Output the material beneath this task exactly, images excluded.

━━ DATASET RECORDS ━━

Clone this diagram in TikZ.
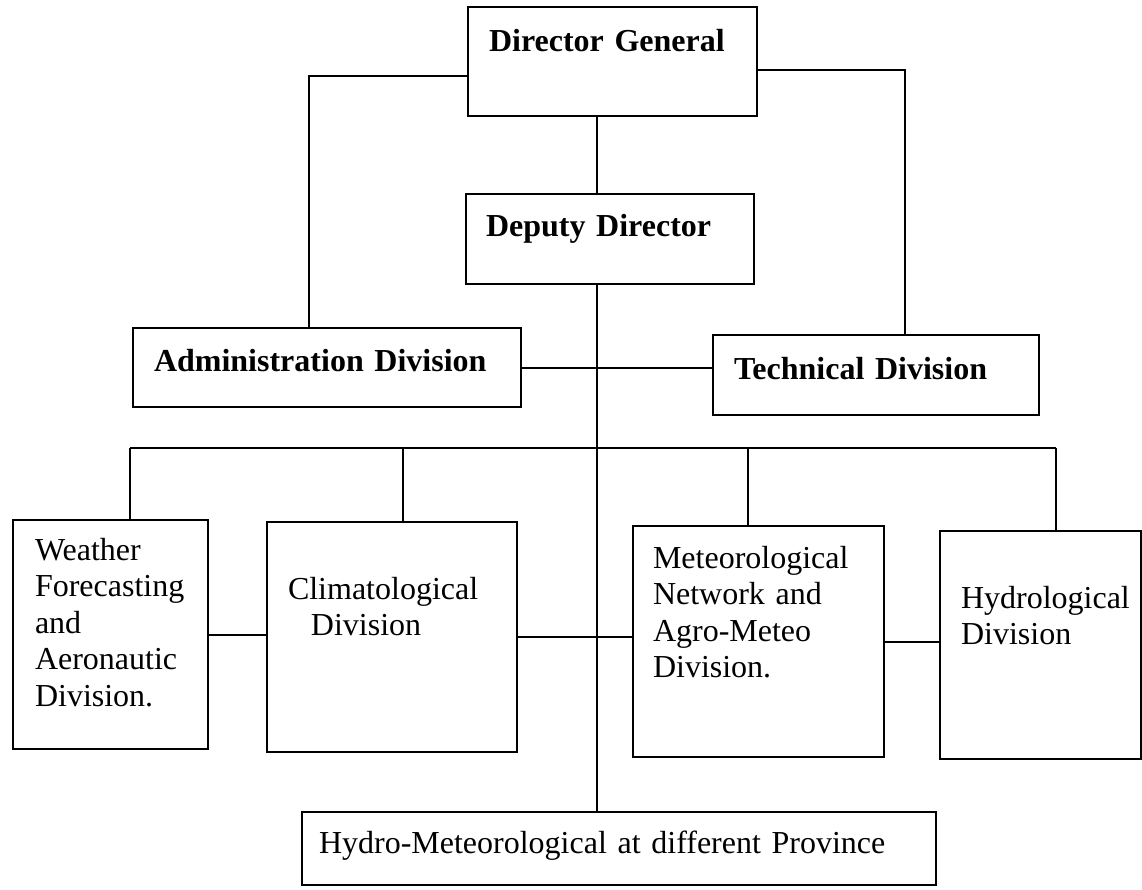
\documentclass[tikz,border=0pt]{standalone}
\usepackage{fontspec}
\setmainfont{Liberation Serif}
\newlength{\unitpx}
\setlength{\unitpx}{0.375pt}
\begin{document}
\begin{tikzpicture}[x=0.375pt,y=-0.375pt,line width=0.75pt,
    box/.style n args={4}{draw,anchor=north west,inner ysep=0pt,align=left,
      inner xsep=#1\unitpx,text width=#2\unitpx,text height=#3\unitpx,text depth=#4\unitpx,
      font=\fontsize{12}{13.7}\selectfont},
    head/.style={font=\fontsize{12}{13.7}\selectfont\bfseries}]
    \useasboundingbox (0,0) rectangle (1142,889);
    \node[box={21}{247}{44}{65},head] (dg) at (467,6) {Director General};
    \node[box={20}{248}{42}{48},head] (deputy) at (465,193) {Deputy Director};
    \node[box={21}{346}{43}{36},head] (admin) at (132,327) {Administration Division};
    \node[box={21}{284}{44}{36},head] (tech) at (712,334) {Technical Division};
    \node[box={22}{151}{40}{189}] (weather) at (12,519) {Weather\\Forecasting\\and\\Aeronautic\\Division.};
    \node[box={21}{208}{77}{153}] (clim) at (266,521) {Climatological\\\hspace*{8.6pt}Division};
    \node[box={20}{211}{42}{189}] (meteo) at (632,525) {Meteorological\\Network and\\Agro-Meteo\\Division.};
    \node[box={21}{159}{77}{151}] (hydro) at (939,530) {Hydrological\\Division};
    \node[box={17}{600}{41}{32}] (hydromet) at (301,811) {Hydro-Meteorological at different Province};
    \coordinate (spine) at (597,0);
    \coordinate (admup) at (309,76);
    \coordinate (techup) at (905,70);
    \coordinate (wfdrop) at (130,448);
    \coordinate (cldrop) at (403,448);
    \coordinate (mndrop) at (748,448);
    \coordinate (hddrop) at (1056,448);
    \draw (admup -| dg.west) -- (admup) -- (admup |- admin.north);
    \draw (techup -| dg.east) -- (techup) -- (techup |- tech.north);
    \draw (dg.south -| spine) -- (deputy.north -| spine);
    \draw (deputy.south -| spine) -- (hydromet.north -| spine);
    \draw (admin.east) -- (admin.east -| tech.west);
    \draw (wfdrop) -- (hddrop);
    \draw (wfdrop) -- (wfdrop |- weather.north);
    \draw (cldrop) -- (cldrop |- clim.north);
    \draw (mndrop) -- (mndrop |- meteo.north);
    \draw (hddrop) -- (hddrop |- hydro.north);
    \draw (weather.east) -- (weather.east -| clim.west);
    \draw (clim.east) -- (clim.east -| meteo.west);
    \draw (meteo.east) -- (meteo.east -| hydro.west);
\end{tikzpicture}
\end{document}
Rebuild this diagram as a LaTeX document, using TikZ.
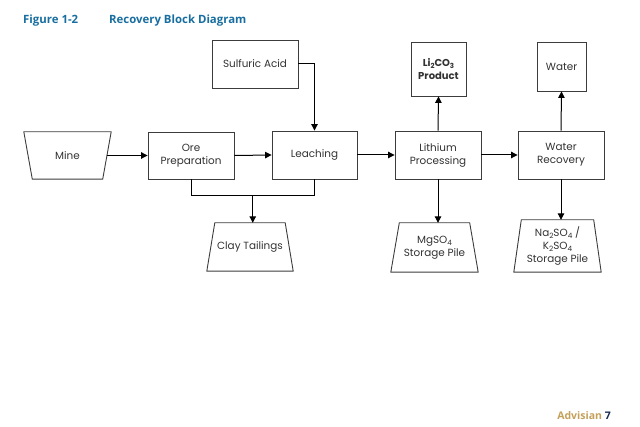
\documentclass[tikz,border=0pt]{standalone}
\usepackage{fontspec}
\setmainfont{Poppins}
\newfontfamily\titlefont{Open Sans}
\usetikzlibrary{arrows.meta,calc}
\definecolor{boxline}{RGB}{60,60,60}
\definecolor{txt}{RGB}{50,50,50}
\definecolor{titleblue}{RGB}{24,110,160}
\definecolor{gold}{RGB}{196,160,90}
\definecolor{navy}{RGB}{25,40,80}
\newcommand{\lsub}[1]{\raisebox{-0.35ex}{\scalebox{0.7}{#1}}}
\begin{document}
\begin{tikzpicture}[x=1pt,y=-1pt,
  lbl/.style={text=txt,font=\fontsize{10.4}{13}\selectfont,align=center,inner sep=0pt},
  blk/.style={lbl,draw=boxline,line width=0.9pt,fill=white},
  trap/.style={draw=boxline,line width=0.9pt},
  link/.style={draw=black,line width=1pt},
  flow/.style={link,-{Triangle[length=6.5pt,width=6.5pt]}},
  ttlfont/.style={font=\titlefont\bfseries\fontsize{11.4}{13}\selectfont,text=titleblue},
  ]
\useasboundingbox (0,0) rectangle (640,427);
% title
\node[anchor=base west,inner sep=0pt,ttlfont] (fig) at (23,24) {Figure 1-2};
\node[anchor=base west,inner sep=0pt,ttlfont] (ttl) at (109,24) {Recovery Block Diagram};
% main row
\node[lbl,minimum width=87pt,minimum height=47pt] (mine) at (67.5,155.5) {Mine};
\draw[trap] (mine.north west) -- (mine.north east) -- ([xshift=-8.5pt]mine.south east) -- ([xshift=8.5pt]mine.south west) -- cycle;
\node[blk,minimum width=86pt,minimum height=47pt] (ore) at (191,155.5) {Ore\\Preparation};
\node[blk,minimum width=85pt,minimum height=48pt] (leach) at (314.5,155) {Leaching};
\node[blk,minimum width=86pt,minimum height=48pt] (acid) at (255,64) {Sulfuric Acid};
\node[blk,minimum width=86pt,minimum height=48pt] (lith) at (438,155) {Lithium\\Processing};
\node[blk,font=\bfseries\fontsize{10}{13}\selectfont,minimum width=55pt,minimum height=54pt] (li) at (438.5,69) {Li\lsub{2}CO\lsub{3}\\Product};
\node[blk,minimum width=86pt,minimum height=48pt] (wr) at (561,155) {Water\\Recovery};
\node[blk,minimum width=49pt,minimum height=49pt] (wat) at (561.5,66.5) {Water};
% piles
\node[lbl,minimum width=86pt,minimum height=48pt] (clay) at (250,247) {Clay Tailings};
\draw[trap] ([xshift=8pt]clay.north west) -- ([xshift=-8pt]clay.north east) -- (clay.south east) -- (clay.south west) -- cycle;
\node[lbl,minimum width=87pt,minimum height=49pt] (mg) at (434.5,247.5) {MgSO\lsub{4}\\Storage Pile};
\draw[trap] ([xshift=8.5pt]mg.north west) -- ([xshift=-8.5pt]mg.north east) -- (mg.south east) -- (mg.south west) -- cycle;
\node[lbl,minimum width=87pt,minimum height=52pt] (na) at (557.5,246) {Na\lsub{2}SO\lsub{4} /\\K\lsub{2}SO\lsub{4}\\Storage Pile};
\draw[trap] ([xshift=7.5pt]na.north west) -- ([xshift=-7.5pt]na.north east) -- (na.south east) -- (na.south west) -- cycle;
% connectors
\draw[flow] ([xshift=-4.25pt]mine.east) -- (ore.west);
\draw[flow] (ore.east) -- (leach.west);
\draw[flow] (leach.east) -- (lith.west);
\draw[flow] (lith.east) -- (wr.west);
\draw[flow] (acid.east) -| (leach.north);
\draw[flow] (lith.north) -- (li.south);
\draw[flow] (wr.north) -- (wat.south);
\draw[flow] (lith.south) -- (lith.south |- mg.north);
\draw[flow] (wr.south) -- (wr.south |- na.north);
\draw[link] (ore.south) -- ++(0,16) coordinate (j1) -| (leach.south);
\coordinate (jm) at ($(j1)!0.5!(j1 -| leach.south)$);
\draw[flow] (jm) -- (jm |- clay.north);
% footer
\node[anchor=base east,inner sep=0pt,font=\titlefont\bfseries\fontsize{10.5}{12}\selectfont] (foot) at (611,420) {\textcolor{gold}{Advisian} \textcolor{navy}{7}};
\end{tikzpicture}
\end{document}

━━━

### [COMPLETE RESPONSE]
Clone this diagram in TikZ.
\documentclass[tikz,border=0pt]{standalone}
\usepackage{fontspec}
\setmainfont{Liberation Serif}
\newlength{\unitpx}
\setlength{\unitpx}{0.375pt}
\begin{document}
\begin{tikzpicture}[x=0.375pt,y=-0.375pt,line width=0.75pt,
    box/.style n args={4}{draw,anchor=north west,inner ysep=0pt,align=left,
      inner xsep=#1\unitpx,text width=#2\unitpx,text height=#3\unitpx,text depth=#4\unitpx,
      font=\fontsize{12}{13.7}\selectfont},
    head/.style={font=\fontsize{12}{13.7}\selectfont\bfseries}]
    \useasboundingbox (0,0) rectangle (1142,889);
    \node[box={21}{247}{44}{65},head] (dg) at (467,6) {Director General};
    \node[box={20}{248}{42}{48},head] (deputy) at (465,193) {Deputy Director};
    \node[box={21}{346}{43}{36},head] (admin) at (132,327) {Administration Division};
    \node[box={21}{284}{44}{36},head] (tech) at (712,334) {Technical Division};
    \node[box={22}{151}{40}{189}] (weather) at (12,519) {Weather\\Forecasting\\and\\Aeronautic\\Division.};
    \node[box={21}{208}{77}{153}] (clim) at (266,521) {Climatological\\\hspace*{8.6pt}Division};
    \node[box={20}{211}{42}{189}] (meteo) at (632,525) {Meteorological\\Network and\\Agro-Meteo\\Division.};
    \node[box={21}{159}{77}{151}] (hydro) at (939,530) {Hydrological\\Division};
    \node[box={17}{600}{41}{32}] (hydromet) at (301,811) {Hydro-Meteorological at different Province};
    \coordinate (spine) at (597,0);
    \coordinate (admup) at (309,76);
    \coordinate (techup) at (905,70);
    \coordinate (wfdrop) at (130,448);
    \coordinate (cldrop) at (403,448);
    \coordinate (mndrop) at (748,448);
    \coordinate (hddrop) at (1056,448);
    \draw (admup -| dg.west) -- (admup) -- (admup |- admin.north);
    \draw (techup -| dg.east) -- (techup) -- (techup |- tech.north);
    \draw (dg.south -| spine) -- (deputy.north -| spine);
    \draw (deputy.south -| spine) -- (hydromet.north -| spine);
    \draw (admin.east) -- (admin.east -| tech.west);
    \draw (wfdrop) -- (hddrop);
    \draw (wfdrop) -- (wfdrop |- weather.north);
    \draw (cldrop) -- (cldrop |- clim.north);
    \draw (mndrop) -- (mndrop |- meteo.north);
    \draw (hddrop) -- (hddrop |- hydro.north);
    \draw (weather.east) -- (weather.east -| clim.west);
    \draw (clim.east) -- (clim.east -| meteo.west);
    \draw (meteo.east) -- (meteo.east -| hydro.west);
\end{tikzpicture}
\end{document}
Rebuild this diagram as a LaTeX document, using TikZ.
\documentclass[tikz,border=0pt]{standalone}
\usepackage{fontspec}
\setmainfont{Poppins}
\newfontfamily\titlefont{Open Sans}
\usetikzlibrary{arrows.meta,calc}
\definecolor{boxline}{RGB}{60,60,60}
\definecolor{txt}{RGB}{50,50,50}
\definecolor{titleblue}{RGB}{24,110,160}
\definecolor{gold}{RGB}{196,160,90}
\definecolor{navy}{RGB}{25,40,80}
\newcommand{\lsub}[1]{\raisebox{-0.35ex}{\scalebox{0.7}{#1}}}
\begin{document}
\begin{tikzpicture}[x=1pt,y=-1pt,
  lbl/.style={text=txt,font=\fontsize{10.4}{13}\selectfont,align=center,inner sep=0pt},
  blk/.style={lbl,draw=boxline,line width=0.9pt,fill=white},
  trap/.style={draw=boxline,line width=0.9pt},
  link/.style={draw=black,line width=1pt},
  flow/.style={link,-{Triangle[length=6.5pt,width=6.5pt]}},
  ttlfont/.style={font=\titlefont\bfseries\fontsize{11.4}{13}\selectfont,text=titleblue},
  ]
\useasboundingbox (0,0) rectangle (640,427);
% title
\node[anchor=base west,inner sep=0pt,ttlfont] (fig) at (23,24) {Figure 1-2};
\node[anchor=base west,inner sep=0pt,ttlfont] (ttl) at (109,24) {Recovery Block Diagram};
% main row
\node[lbl,minimum width=87pt,minimum height=47pt] (mine) at (67.5,155.5) {Mine};
\draw[trap] (mine.north west) -- (mine.north east) -- ([xshift=-8.5pt]mine.south east) -- ([xshift=8.5pt]mine.south west) -- cycle;
\node[blk,minimum width=86pt,minimum height=47pt] (ore) at (191,155.5) {Ore\\Preparation};
\node[blk,minimum width=85pt,minimum height=48pt] (leach) at (314.5,155) {Leaching};
\node[blk,minimum width=86pt,minimum height=48pt] (acid) at (255,64) {Sulfuric Acid};
\node[blk,minimum width=86pt,minimum height=48pt] (lith) at (438,155) {Lithium\\Processing};
\node[blk,font=\bfseries\fontsize{10}{13}\selectfont,minimum width=55pt,minimum height=54pt] (li) at (438.5,69) {Li\lsub{2}CO\lsub{3}\\Product};
\node[blk,minimum width=86pt,minimum height=48pt] (wr) at (561,155) {Water\\Recovery};
\node[blk,minimum width=49pt,minimum height=49pt] (wat) at (561.5,66.5) {Water};
% piles
\node[lbl,minimum width=86pt,minimum height=48pt] (clay) at (250,247) {Clay Tailings};
\draw[trap] ([xshift=8pt]clay.north west) -- ([xshift=-8pt]clay.north east) -- (clay.south east) -- (clay.south west) -- cycle;
\node[lbl,minimum width=87pt,minimum height=49pt] (mg) at (434.5,247.5) {MgSO\lsub{4}\\Storage Pile};
\draw[trap] ([xshift=8.5pt]mg.north west) -- ([xshift=-8.5pt]mg.north east) -- (mg.south east) -- (mg.south west) -- cycle;
\node[lbl,minimum width=87pt,minimum height=52pt] (na) at (557.5,246) {Na\lsub{2}SO\lsub{4} /\\K\lsub{2}SO\lsub{4}\\Storage Pile};
\draw[trap] ([xshift=7.5pt]na.north west) -- ([xshift=-7.5pt]na.north east) -- (na.south east) -- (na.south west) -- cycle;
% connectors
\draw[flow] ([xshift=-4.25pt]mine.east) -- (ore.west);
\draw[flow] (ore.east) -- (leach.west);
\draw[flow] (leach.east) -- (lith.west);
\draw[flow] (lith.east) -- (wr.west);
\draw[flow] (acid.east) -| (leach.north);
\draw[flow] (lith.north) -- (li.south);
\draw[flow] (wr.north) -- (wat.south);
\draw[flow] (lith.south) -- (lith.south |- mg.north);
\draw[flow] (wr.south) -- (wr.south |- na.north);
\draw[link] (ore.south) -- ++(0,16) coordinate (j1) -| (leach.south);
\coordinate (jm) at ($(j1)!0.5!(j1 -| leach.south)$);
\draw[flow] (jm) -- (jm |- clay.north);
% footer
\node[anchor=base east,inner sep=0pt,font=\titlefont\bfseries\fontsize{10.5}{12}\selectfont] (foot) at (611,420) {\textcolor{gold}{Advisian} \textcolor{navy}{7}};
\end{tikzpicture}
\end{document}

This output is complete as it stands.